— Written task —
Reproduce the listing word for word. Skip any image.
:: Data segment
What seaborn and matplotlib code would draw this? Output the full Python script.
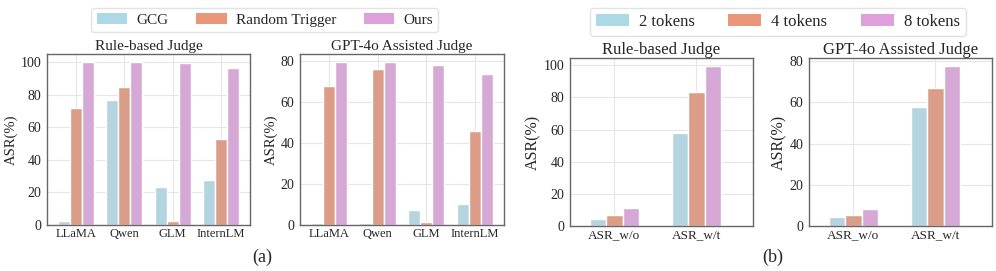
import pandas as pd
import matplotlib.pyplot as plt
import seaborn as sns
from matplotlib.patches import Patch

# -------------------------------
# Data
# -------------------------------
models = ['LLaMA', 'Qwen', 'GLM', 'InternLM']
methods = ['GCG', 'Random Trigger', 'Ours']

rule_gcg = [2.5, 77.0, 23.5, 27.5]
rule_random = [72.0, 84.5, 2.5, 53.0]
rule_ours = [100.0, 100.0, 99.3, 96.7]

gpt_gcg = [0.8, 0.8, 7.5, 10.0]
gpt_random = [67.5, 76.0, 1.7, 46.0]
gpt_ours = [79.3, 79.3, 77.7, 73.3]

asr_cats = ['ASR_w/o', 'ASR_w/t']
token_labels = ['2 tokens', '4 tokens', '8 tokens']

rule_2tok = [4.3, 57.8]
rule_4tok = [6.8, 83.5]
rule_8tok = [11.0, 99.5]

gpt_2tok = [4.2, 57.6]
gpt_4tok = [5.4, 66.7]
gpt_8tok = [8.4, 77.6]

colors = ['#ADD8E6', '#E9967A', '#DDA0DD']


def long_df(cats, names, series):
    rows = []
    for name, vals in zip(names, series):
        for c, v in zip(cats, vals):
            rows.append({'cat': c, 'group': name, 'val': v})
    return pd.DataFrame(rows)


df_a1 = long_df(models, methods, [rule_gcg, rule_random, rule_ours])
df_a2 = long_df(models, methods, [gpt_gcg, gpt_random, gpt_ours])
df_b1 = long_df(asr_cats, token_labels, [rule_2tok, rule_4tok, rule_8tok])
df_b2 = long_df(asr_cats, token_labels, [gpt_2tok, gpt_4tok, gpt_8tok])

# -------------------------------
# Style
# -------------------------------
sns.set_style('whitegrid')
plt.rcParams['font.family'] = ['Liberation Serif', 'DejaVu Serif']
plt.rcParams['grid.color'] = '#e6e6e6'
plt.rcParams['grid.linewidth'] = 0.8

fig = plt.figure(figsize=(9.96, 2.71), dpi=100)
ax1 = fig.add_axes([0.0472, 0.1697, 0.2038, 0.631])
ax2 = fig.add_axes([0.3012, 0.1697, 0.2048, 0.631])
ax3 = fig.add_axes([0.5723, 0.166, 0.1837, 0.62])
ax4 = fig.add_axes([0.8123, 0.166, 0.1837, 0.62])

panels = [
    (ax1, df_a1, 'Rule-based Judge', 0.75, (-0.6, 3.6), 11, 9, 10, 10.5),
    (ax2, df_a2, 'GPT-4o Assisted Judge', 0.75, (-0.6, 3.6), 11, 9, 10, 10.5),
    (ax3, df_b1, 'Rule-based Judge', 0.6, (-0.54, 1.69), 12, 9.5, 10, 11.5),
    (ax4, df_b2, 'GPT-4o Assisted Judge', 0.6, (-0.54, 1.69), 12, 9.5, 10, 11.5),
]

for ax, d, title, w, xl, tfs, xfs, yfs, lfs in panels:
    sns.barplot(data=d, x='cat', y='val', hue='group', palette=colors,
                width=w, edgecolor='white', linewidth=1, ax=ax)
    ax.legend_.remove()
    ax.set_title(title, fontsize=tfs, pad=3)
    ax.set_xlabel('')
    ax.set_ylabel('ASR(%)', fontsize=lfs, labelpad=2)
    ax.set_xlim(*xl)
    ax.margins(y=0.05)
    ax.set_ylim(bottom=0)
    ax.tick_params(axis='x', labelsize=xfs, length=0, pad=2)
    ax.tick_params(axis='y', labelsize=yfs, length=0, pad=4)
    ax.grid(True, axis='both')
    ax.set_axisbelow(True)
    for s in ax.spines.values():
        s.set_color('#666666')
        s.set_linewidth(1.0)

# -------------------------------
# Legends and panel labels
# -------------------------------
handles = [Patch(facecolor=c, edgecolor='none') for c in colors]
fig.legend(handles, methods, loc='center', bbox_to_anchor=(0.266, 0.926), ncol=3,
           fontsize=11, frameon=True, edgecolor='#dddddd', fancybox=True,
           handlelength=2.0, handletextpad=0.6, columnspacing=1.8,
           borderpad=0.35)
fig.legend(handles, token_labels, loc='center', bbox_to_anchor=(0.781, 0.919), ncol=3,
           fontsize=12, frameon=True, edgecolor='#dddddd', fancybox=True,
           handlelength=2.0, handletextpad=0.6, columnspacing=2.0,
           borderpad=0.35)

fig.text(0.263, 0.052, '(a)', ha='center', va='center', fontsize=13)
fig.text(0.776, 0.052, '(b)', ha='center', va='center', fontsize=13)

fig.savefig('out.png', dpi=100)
::::
— Exercise solution —
What seaborn and matplotlib code would draw this? Output the full Python script.
import pandas as pd
import matplotlib.pyplot as plt
import seaborn as sns
from matplotlib.patches import Patch

# -------------------------------
# Data
# -------------------------------
models = ['LLaMA', 'Qwen', 'GLM', 'InternLM']
methods = ['GCG', 'Random Trigger', 'Ours']

rule_gcg = [2.5, 77.0, 23.5, 27.5]
rule_random = [72.0, 84.5, 2.5, 53.0]
rule_ours = [100.0, 100.0, 99.3, 96.7]

gpt_gcg = [0.8, 0.8, 7.5, 10.0]
gpt_random = [67.5, 76.0, 1.7, 46.0]
gpt_ours = [79.3, 79.3, 77.7, 73.3]

asr_cats = ['ASR_w/o', 'ASR_w/t']
token_labels = ['2 tokens', '4 tokens', '8 tokens']

rule_2tok = [4.3, 57.8]
rule_4tok = [6.8, 83.5]
rule_8tok = [11.0, 99.5]

gpt_2tok = [4.2, 57.6]
gpt_4tok = [5.4, 66.7]
gpt_8tok = [8.4, 77.6]

colors = ['#ADD8E6', '#E9967A', '#DDA0DD']


def long_df(cats, names, series):
    rows = []
    for name, vals in zip(names, series):
        for c, v in zip(cats, vals):
            rows.append({'cat': c, 'group': name, 'val': v})
    return pd.DataFrame(rows)


df_a1 = long_df(models, methods, [rule_gcg, rule_random, rule_ours])
df_a2 = long_df(models, methods, [gpt_gcg, gpt_random, gpt_ours])
df_b1 = long_df(asr_cats, token_labels, [rule_2tok, rule_4tok, rule_8tok])
df_b2 = long_df(asr_cats, token_labels, [gpt_2tok, gpt_4tok, gpt_8tok])

# -------------------------------
# Style
# -------------------------------
sns.set_style('whitegrid')
plt.rcParams['font.family'] = ['Liberation Serif', 'DejaVu Serif']
plt.rcParams['grid.color'] = '#e6e6e6'
plt.rcParams['grid.linewidth'] = 0.8

fig = plt.figure(figsize=(9.96, 2.71), dpi=100)
ax1 = fig.add_axes([0.0472, 0.1697, 0.2038, 0.631])
ax2 = fig.add_axes([0.3012, 0.1697, 0.2048, 0.631])
ax3 = fig.add_axes([0.5723, 0.166, 0.1837, 0.62])
ax4 = fig.add_axes([0.8123, 0.166, 0.1837, 0.62])

panels = [
    (ax1, df_a1, 'Rule-based Judge', 0.75, (-0.6, 3.6), 11, 9, 10, 10.5),
    (ax2, df_a2, 'GPT-4o Assisted Judge', 0.75, (-0.6, 3.6), 11, 9, 10, 10.5),
    (ax3, df_b1, 'Rule-based Judge', 0.6, (-0.54, 1.69), 12, 9.5, 10, 11.5),
    (ax4, df_b2, 'GPT-4o Assisted Judge', 0.6, (-0.54, 1.69), 12, 9.5, 10, 11.5),
]

for ax, d, title, w, xl, tfs, xfs, yfs, lfs in panels:
    sns.barplot(data=d, x='cat', y='val', hue='group', palette=colors,
                width=w, edgecolor='white', linewidth=1, ax=ax)
    ax.legend_.remove()
    ax.set_title(title, fontsize=tfs, pad=3)
    ax.set_xlabel('')
    ax.set_ylabel('ASR(%)', fontsize=lfs, labelpad=2)
    ax.set_xlim(*xl)
    ax.margins(y=0.05)
    ax.set_ylim(bottom=0)
    ax.tick_params(axis='x', labelsize=xfs, length=0, pad=2)
    ax.tick_params(axis='y', labelsize=yfs, length=0, pad=4)
    ax.grid(True, axis='both')
    ax.set_axisbelow(True)
    for s in ax.spines.values():
        s.set_color('#666666')
        s.set_linewidth(1.0)

# -------------------------------
# Legends and panel labels
# -------------------------------
handles = [Patch(facecolor=c, edgecolor='none') for c in colors]
fig.legend(handles, methods, loc='center', bbox_to_anchor=(0.266, 0.926), ncol=3,
           fontsize=11, frameon=True, edgecolor='#dddddd', fancybox=True,
           handlelength=2.0, handletextpad=0.6, columnspacing=1.8,
           borderpad=0.35)
fig.legend(handles, token_labels, loc='center', bbox_to_anchor=(0.781, 0.919), ncol=3,
           fontsize=12, frameon=True, edgecolor='#dddddd', fancybox=True,
           handlelength=2.0, handletextpad=0.6, columnspacing=2.0,
           borderpad=0.35)

fig.text(0.263, 0.052, '(a)', ha='center', va='center', fontsize=13)
fig.text(0.776, 0.052, '(b)', ha='center', va='center', fontsize=13)

fig.savefig('out.png', dpi=100)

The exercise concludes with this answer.